In this context, several industry and ecosystem actors are initiating pilot deployments across MSME clusters in India. Industry bodies such as the National Association of Software and Service Companies (NASSCOM) and the Confederation of Indian Industries (CII) are enabling MSME cluster pilots through Centres of Excellence and smart manufacturing testbeds.
Dozens of technology providers, including the likes of Industry.AI, Flutura, Detect Technologies and Altizon Systems, are working on deploying use cases around visual quality inspection, predictive maintenance, compliance management and energy optimization in industrial settings, including through edge AI.
Moving from playbook to pilot and from pilot to scale is how India’s MSMEs step confidently into their AI edge moment.
”Through its work on AI adoption for MSMEs, the Forum aims to advance a cluster-led approach, including efforts to build cluster-level capacity and recognize early adopters under its MINDS programme.
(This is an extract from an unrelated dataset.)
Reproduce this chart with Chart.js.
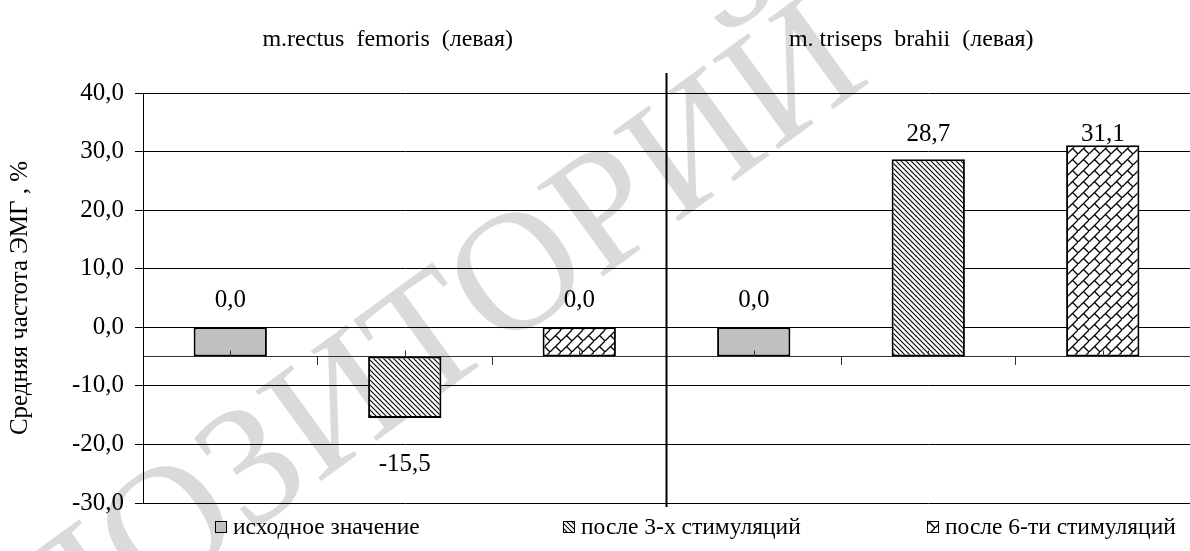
<!DOCTYPE html>
<html lang="ru">
<head>
  <meta charset="UTF-8">
  <title>Средняя частота ЭМГ</title>
  <script src="https://cdn.jsdelivr.net/npm/chart.js"></script>
  <style>
    body { margin: 0; background: #fff; }
    .chart-container { width: 1190px; height: 551px; position: relative; }
  </style>
</head>
<body>
  <div class="chart-container">
    <canvas id="emgChart"></canvas>
  </div>

  <script>
    // данные
    const categories = ['1', '2', '3', '4', '5', '6'];
    const groupTitles = ['m.rectus  femoris  (левая)', 'm. triseps  brahii  (левая)'];
    const seriesNames = ['исходное значение', 'после 3-х стимуляций', 'после 6-ти стимуляций'];
    const initialValues = [0.0, null, null, 0.0, null, null];
    const after3Values = [null, -15.5, null, null, 28.7, null];
    const after6Values = [null, null, 0.0, null, null, 31.1];
    const yTicks = [-30, -20, -10, 0, 10, 20, 30, 40];
    const axisCross = -5;

    const FONT = "'Liberation Serif', 'Times New Roman', serif";
    Chart.defaults.font.family = FONT;
    Chart.defaults.color = '#000';

    // штриховка "\\\"
    function hatchPattern() {
      const c = document.createElement('canvas');
      c.width = 5; c.height = 5;
      const g = c.getContext('2d');
      g.fillStyle = '#fff';
      g.fillRect(0, 0, 5, 5);
      g.strokeStyle = '#000';
      g.lineWidth = 1.1;
      g.beginPath();
      g.moveTo(-1, -1); g.lineTo(6, 6);
      g.moveTo(-1, 4); g.lineTo(1, 6);
      g.moveTo(4, -1); g.lineTo(6, 1);
      g.stroke();
      return g.createPattern(c, 'repeat');
    }

    // диагональный кирпич
    function brickPattern() {
      const s = 11;
      const c = document.createElement('canvas');
      c.width = s; c.height = s;
      const g = c.getContext('2d');
      g.fillStyle = '#fff';
      g.fillRect(0, 0, s, s);
      g.strokeStyle = '#000';
      g.lineWidth = 1.3;
      g.beginPath();
      g.moveTo(-1, s + 1); g.lineTo(s + 1, -1);
      g.moveTo(s / 2, s / 2); g.lineTo(s + 1, s + 1);
      g.stroke();
      return g.createPattern(c, 'repeat');
    }

    const fills = ['#c0c0c0', hatchPattern(), brickPattern()];
    const fmt = v => v.toFixed(1).replace('.', ',');

    const extras = {
      id: 'extras',
      beforeDraw(chart) {
        const ctx = chart.ctx;
        ctx.save();
        ctx.fillStyle = '#fff';
        ctx.fillRect(0, 0, chart.width, chart.height);
        // водяной знак
        ctx.translate(-111, 795);
        ctx.rotate(-36 * Math.PI / 180);
        ctx.fillStyle = '#dadada';
        ctx.font = '170px ' + FONT;
        ctx.textBaseline = 'alphabetic';
        ctx.fillText('РЕПОЗИТОРИЙ', 0, 0);
        ctx.restore();
      },
      afterDatasetsDraw(chart) {
        const ctx = chart.ctx;
        const x = chart.scales.x, y = chart.scales.y;
        const axisY = y.getPixelForValue(axisCross);
        ctx.save();

        // короткие засечки в центрах категорий
        ctx.strokeStyle = '#333';
        ctx.lineWidth = 1;
        ctx.beginPath();
        categories.forEach((c, i) => {
          const px = Math.round(x.getPixelForValue(i)) + 0.5;
          ctx.moveTo(px, axisY - 6);
          ctx.lineTo(px, axisY);
        });
        ctx.stroke();

        // разделитель групп
        const sepX = (x.getPixelForValue(2) + x.getPixelForValue(3)) / 2;
        ctx.strokeStyle = '#000';
        ctx.lineWidth = 2;
        ctx.beginPath();
        ctx.moveTo(sepX, chart.chartArea.top - 20);
        ctx.lineTo(sepX, chart.chartArea.bottom + 4);
        ctx.stroke();

        // подписи значений
        ctx.fillStyle = '#000';
        ctx.font = '25px ' + FONT;
        ctx.textAlign = 'center';
        ctx.textBaseline = 'middle';
        chart.data.datasets.forEach((ds, di) => {
          chart.getDatasetMeta(di).data.forEach((bar, i) => {
            const v = ds.data[i];
            if (v === null) return;
            let ly;
            if (v >= axisCross) {
              ly = Math.max(bar.y - 27, y.getPixelForValue(33));
            } else {
              ly = bar.y + 46;
            }
            ctx.fillText(fmt(v), bar.x, ly);
          });
        });

        // заголовки групп
        ctx.font = '24px ' + FONT;
        ctx.fillText(groupTitles[0], x.getPixelForValue(1) - 17, 40);
        ctx.fillText(groupTitles[1], x.getPixelForValue(4) - 17, 40);

        // легенда
        const legendX = [215, 563, 927];
        const legendY = 527;
        ctx.textAlign = 'left';
        ctx.font = '23.5px ' + FONT;
        chart.data.datasets.forEach((ds, di) => {
          const lx = legendX[di];
          ctx.fillStyle = ds.backgroundColor;
          ctx.fillRect(lx, legendY - 6, 12, 12);
          ctx.strokeStyle = '#000';
          ctx.lineWidth = 1;
          ctx.strokeRect(lx + 0.5, legendY - 5.5, 11, 11);
          ctx.fillStyle = '#000';
          ctx.fillText(ds.label, lx + 18, legendY + 1);
        });
        ctx.restore();
      }
    };

    const datasetsData = [initialValues, after3Values, after6Values];
    const ctx = document.getElementById('emgChart').getContext('2d');
    new Chart(ctx, {
      type: 'bar',
      data: {
        labels: categories,
        datasets: datasetsData.map((d, i) => ({
          label: seriesNames[i],
          data: d,
          backgroundColor: fills[i],
          borderColor: '#000',
          borderWidth: 2,
          borderSkipped: false,
          base: axisCross,
          grouped: false,
          barPercentage: 0.42,
          categoryPercentage: 1
        }))
      },
      options: {
        responsive: true,
        maintainAspectRatio: false,
        animation: false,
        layout: { padding: { top: 93, bottom: 48, right: 0, left: 0 } },
        plugins: {
          legend: { display: false },
          tooltip: { enabled: false }
        },
        scales: {
          x: {
            position: { y: axisCross },
            ticks: { display: false },
            grid: { drawOnChartArea: false, offset: true, tickLength: 8, color: '#333' },
            border: { color: '#333', width: 1 }
          },
          y: {
            min: yTicks[0],
            max: yTicks[yTicks.length - 1],
            ticks: {
              stepSize: 10,
              padding: 11,
              font: { size: 25 },
              color: '#000',
              callback: v => fmt(v)
            },
            grid: { color: '#000', tickLength: 8 },
            border: { color: '#000', width: 1 },
            title: {
              display: true,
              text: 'Средняя частота ЭМГ , %',
              font: { size: 25 },
              color: '#000',
              padding: { top: 5, bottom: 0 }
            },
            afterFit(scale) { scale.width = 143; }
          }
        }
      },
      plugins: [extras]
    });
  </script>
</body>
</html>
This framework will serve to generate implementation insights and demonstrate credible, responsible AI adoption pathways for MSMEs. This combination matters because implementation without knowledge sharing does not scale and recognition without capacity building does not sustain.
The intention is to create a feedback loop that encourages adoption while continuously raising standards.
Why the timing is so critical for India’s AI
The timing of this shift is critical. India is positioning itself as a global manufacturing and supply-chain partner at a moment of geopolitical and economic reconfiguration. MSMEs are deeply embedded in this opportunity but only if they can scale productively.
Edge AI provides this precise leverage. If government, industry, technology providers and financial institutions align around cluster-led deployment, shared infrastructure models, early-stage financing and coordinated capacity-building, India can unlock productivity at scale.
Moving from playbook to pilot, and from pilot to scale, is how India’s MSMEs can step confidently into their AI edge moment.